[Requirements]
Your task is to reproduce, verbatim and without pictures, the lines from the opening of the listing through the line containing "4.7e-8, 7.2e-8, 2.1e-3];".

[Data]
+-------+

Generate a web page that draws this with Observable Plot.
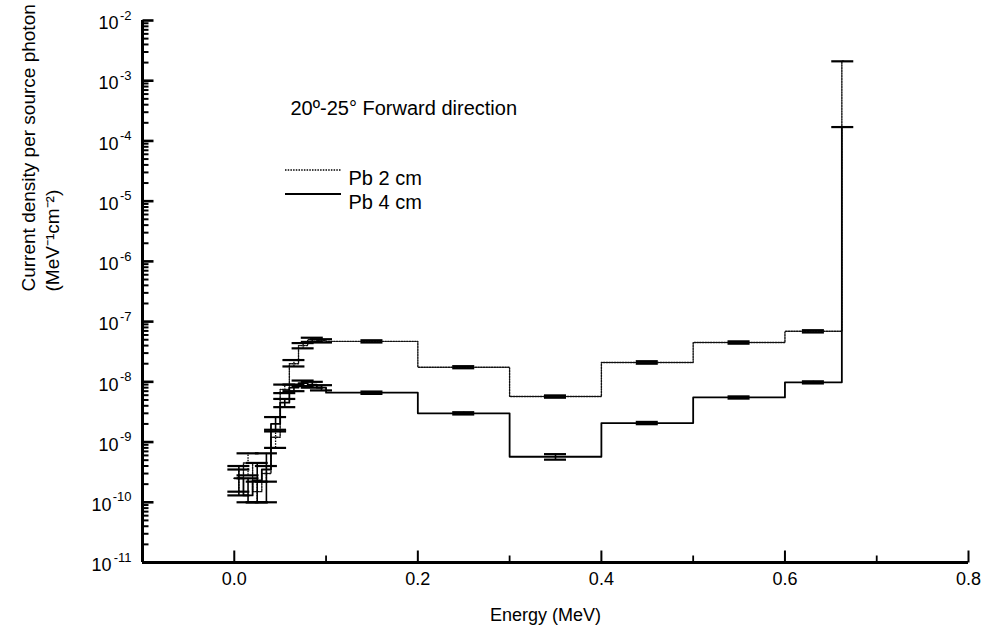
<!DOCTYPE html>
<html><head><meta charset="utf-8">
<script src="https://cdn.jsdelivr.net/npm/d3@7"></script>
<script src="https://cdn.jsdelivr.net/npm/@observablehq/plot@0.6"></script>
<style>
body{margin:0;background:#fff;}
#wrap{position:relative;width:988px;height:639px;font-family:"Liberation Sans",Arial,sans-serif;}
#legendLines{position:absolute;left:0;top:0;pointer-events:none;}
</style></head><body><div id="wrap"></div>
<script>
// ---- data ----
const binEdges = [0, 0.01, 0.02, 0.03, 0.04, 0.05, 0.06, 0.07, 0.08, 0.09, 0.1, 0.2, 0.3, 0.4, 0.5, 0.6, 0.662, 0.664];
const seriesNames = ["Pb 2 cm", "Pb 4 cm"];

const pb2Values = [2.5e-10, 4.5e-10, 1.5e-10, 3.0e-10, 1.2e-9, 7.5e-9, 2.0e-8, 4.0e-8, 5.0e-8, 4.8e-8, 4.7e-8, 1.75e-8, 5.7e-9, 2.1e-8, 4.5e-8, 6.9e-8, 2.1e-3];
const pb2Low    = [1.5e-10, 2.8e-10, 1.0e-10, 2.2e-10, 8.0e-10, 6.5e-9, 1.8e-8, 3.6e-8, 4.6e-8, 4.5e-8, 4.5e-8, 1.68e-8, 5.45e-9, 2.0e-8, 4.3e-8, 6.6e-8, 2.1e-3];
const pb2High   = [3.5e-10, 6.5e-10, 2.2e-10, 4.0e-10, 1.6e-9, 9.0e-9, 2.3e-8, 4.4e-8, 5.4e-8, 5.1e-8, 4.9e-8, 1.82e-8, 5.95e-9, 2.2e-8, 4.7e-8, 7.2e-8, 2.1e-3];

const pb4Values = [2.5e-10, 1.3e-10, 2.3e-10, 3.5e-10, 2.0e-9, 4.5e-9, 8.0e-9, 9.5e-9, 9.0e-9, 8.0e-9, 6.6e-9, 3.0e-9, 5.7e-10, 2.07e-9, 5.5e-9, 9.8e-9, 1.7e-4];
const pb4Low    = [1.3e-10, 1.0e-10, 1.0e-10, 1.0e-10, 1.5e-9, 3.8e-9, 7.0e-9, 8.5e-9, 8.0e-9, 7.2e-9, 6.3e-9, 2.87e-9, 5.1e-10, 1.98e-9, 5.27e-9, 9.4e-9, 1.7e-4];
const pb4High   = [4.0e-10, 2.5e-10, 4.5e-10, 6.5e-10, 2.6e-9, 5.2e-9, 9.0e-9, 1.05e-8, 1.0e-8, 8.8e-9, 6.9e-9, 3.13e-9, 6.3e-10, 2.16e-9, 5.73e-9, 1.02e-8, 1.7e-4];

const xDomain = [-0.1, 0.8];
const yDomain = [1e-11, 1e-2];
const xMajorTicks = [0, 0.2, 0.4, 0.6, 0.8];
const xMinorTicks = [0.1, 0.3, 0.5, 0.7];
const decadeTicks = [1e-11, 1e-10, 1e-9, 1e-8, 1e-7, 1e-6, 1e-5, 1e-4, 1e-3, 1e-2];
const titleText = "20º-25° Forward direction";
const xLabel = "Energy (MeV)";
const yLabel1 = "Current density per source photon";
const yLabel2 = "(MeV⁻¹cm⁻²)";

// ---- layout ----
const W = 988, H = 639, ML = 142, MR = 20, MT = 20, MB = 77;
const xPerPx = (xDomain[1] - xDomain[0]) / (W - ML - MR);
const logPerPx = Math.log10(yDomain[1] / yDomain[0]) / (H - MT - MB);
const xTickEnd = px => xDomain[0] + px * xPerPx;                 // inward y-axis ticks
const yTickEnd = px => yDomain[0] * Math.pow(10, px * logPerPx); // inward x-axis ticks

// ---- derived tables ----
const minorTicks = decadeTicks.slice(0, -1).flatMap(d => [2,3,4,5,6,7,8,9].map(m => m * d));
function stepPoints(values) {
  const pts = values.map((v, i) => ({x: binEdges[i], y: v}));
  pts.push({x: binEdges[values.length], y: values[values.length - 1]});
  return pts;
}
function errBars(values, lo, hi) {
  return values.map((v, i) => ({x: (binEdges[i] + binEdges[i + 1]) / 2, v, lo: lo[i], hi: hi[i]}));
}
function caps(bars) {
  return bars.flatMap(b => b.lo === b.hi ? [{x: b.x, y: b.lo}] : [{x: b.x, y: b.lo}, {x: b.x, y: b.hi}]);
}
const capHalf = 0.012;
const pb2Bars = errBars(pb2Values, pb2Low, pb2High);
const pb4Bars = errBars(pb4Values, pb4Low, pb4High);
const expOf = d => Math.round(-Math.log10(d));

const FONT = "Liberation Sans, Arial, sans-serif";
const plot = Plot.plot({
  width: W, height: H,
  marginLeft: ML, marginRight: MR, marginTop: MT, marginBottom: MB,
  style: {fontFamily: FONT, fontSize: "18px", color: "black"},
  x: {domain: xDomain, axis: null},
  y: {type: "log", domain: yDomain, axis: null},
  marks: [
    // axis lines
    Plot.ruleX([xDomain[0]], {stroke: "black", strokeWidth: 3}),
    Plot.ruleY([yDomain[0]], {stroke: "black", strokeWidth: 3}),
    // inward ticks
    Plot.link(minorTicks, {x1: () => xDomain[0], x2: () => xTickEnd(6), y1: d => d, y2: d => d, stroke: "black", strokeWidth: 2}),
    Plot.link(decadeTicks, {x1: () => xDomain[0], x2: () => xTickEnd(11), y1: d => d, y2: d => d, stroke: "black", strokeWidth: 2.6}),
    Plot.link(xMinorTicks, {x1: d => d, x2: d => d, y1: () => yDomain[0], y2: () => yTickEnd(7), stroke: "black", strokeWidth: 1.8}),
    Plot.link(xMajorTicks, {x1: d => d, x2: d => d, y1: () => yDomain[0], y2: () => yTickEnd(12), stroke: "black", strokeWidth: 2}),
    // x tick labels
    Plot.text(xMajorTicks, {x: d => d, frameAnchor: "bottom", text: d3.format(".1f"), lineAnchor: "top", dy: 10, fontSize: 18}),
    // y tick labels 10^-n
    Plot.text(decadeTicks.filter(d => expOf(d) < 10), {y: d => d, frameAnchor: "left", text: () => "10", textAnchor: "end", dx: -24, dy: 3, fontSize: 18}),
    Plot.text(decadeTicks.filter(d => expOf(d) >= 10), {y: d => d, frameAnchor: "left", text: () => "10", textAnchor: "end", dx: -31, dy: 3, fontSize: 18}),
    Plot.text(decadeTicks, {y: d => d, frameAnchor: "left", text: d => "-" + expOf(d), textAnchor: "end", dx: -11, dy: -5, fontSize: 13}),
    // axis titles
    Plot.text([yLabel1], {frameAnchor: "left", rotate: -90, dx: -114, fontSize: 19}),
    Plot.text([yLabel2], {frameAnchor: "left", rotate: -90, dx: -90, fontSize: 19}),
    Plot.text([xLabel], {frameAnchor: "bottom", dx: -10, dy: 58, fontSize: 18}),
    // annotation + legend labels
    Plot.text([titleText], {frameAnchor: "top-left", textAnchor: "start", dx: 148, dy: 80, fontSize: 20}),
    Plot.text([seriesNames[0]], {frameAnchor: "top-left", textAnchor: "start", dx: 206, dy: 150, fontSize: 20}),
    Plot.text([seriesNames[1]], {frameAnchor: "top-left", textAnchor: "start", dx: 206, dy: 174, fontSize: 20}),
    // series: Pb 2 cm (dotted)
    Plot.ruleX(pb2Bars, {x: "x", y1: "lo", y2: "hi", stroke: "black", strokeWidth: 1.3, strokeDasharray: "1.5,1.2"}),
    Plot.line(stepPoints(pb2Values), {x: "x", y: "y", curve: "step-after", stroke: "#111", strokeWidth: 1.4, strokeDasharray: "1.5,1.2"}),
    Plot.ruleY(caps(pb2Bars), {y: "y", x1: d => d.x - capHalf, x2: d => d.x + capHalf, stroke: "black", strokeWidth: 2.2}),
    // series: Pb 4 cm (solid)
    Plot.ruleX(pb4Bars, {x: "x", y1: "lo", y2: "hi", stroke: "black", strokeWidth: 1.6}),
    Plot.line(stepPoints(pb4Values), {x: "x", y: "y", curve: "step-after", stroke: "black", strokeWidth: 1.8}),
    Plot.ruleY(caps(pb4Bars), {y: "y", x1: d => d.x - capHalf, x2: d => d.x + capHalf, stroke: "black", strokeWidth: 2.2})
  ]
});
const wrap = document.getElementById("wrap");
wrap.appendChild(plot);
// legend sample lines
const ns = "http://www.w3.org/2000/svg";
const lg = document.createElementNS(ns, "svg");
lg.setAttribute("id", "legendLines");
lg.setAttribute("width", W); lg.setAttribute("height", H);
[[170, "1.5,1.2", 1.4], [194, null, 1.8]].forEach(([y, dash, w]) => {
  const l = document.createElementNS(ns, "line");
  l.setAttribute("x1", 285); l.setAttribute("x2", 341);
  l.setAttribute("y1", y); l.setAttribute("y2", y);
  l.setAttribute("stroke", "black"); l.setAttribute("stroke-width", w);
  if (dash) l.setAttribute("stroke-dasharray", dash);
  lg.appendChild(l);
});
wrap.appendChild(lg);
</script></body></html>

+-------+

[Answer to this problem]
Generate a web page that draws this with Observable Plot.
<!DOCTYPE html>
<html><head><meta charset="utf-8">
<script src="https://cdn.jsdelivr.net/npm/d3@7"></script>
<script src="https://cdn.jsdelivr.net/npm/@observablehq/plot@0.6"></script>
<style>
body{margin:0;background:#fff;}
#wrap{position:relative;width:988px;height:639px;font-family:"Liberation Sans",Arial,sans-serif;}
#legendLines{position:absolute;left:0;top:0;pointer-events:none;}
</style></head><body><div id="wrap"></div>
<script>
// ---- data ----
const binEdges = [0, 0.01, 0.02, 0.03, 0.04, 0.05, 0.06, 0.07, 0.08, 0.09, 0.1, 0.2, 0.3, 0.4, 0.5, 0.6, 0.662, 0.664];
const seriesNames = ["Pb 2 cm", "Pb 4 cm"];

const pb2Values = [2.5e-10, 4.5e-10, 1.5e-10, 3.0e-10, 1.2e-9, 7.5e-9, 2.0e-8, 4.0e-8, 5.0e-8, 4.8e-8, 4.7e-8, 1.75e-8, 5.7e-9, 2.1e-8, 4.5e-8, 6.9e-8, 2.1e-3];
const pb2Low    = [1.5e-10, 2.8e-10, 1.0e-10, 2.2e-10, 8.0e-10, 6.5e-9, 1.8e-8, 3.6e-8, 4.6e-8, 4.5e-8, 4.5e-8, 1.68e-8, 5.45e-9, 2.0e-8, 4.3e-8, 6.6e-8, 2.1e-3];
const pb2High   = [3.5e-10, 6.5e-10, 2.2e-10, 4.0e-10, 1.6e-9, 9.0e-9, 2.3e-8, 4.4e-8, 5.4e-8, 5.1e-8, 4.9e-8, 1.82e-8, 5.95e-9, 2.2e-8, 4.7e-8, 7.2e-8, 2.1e-3];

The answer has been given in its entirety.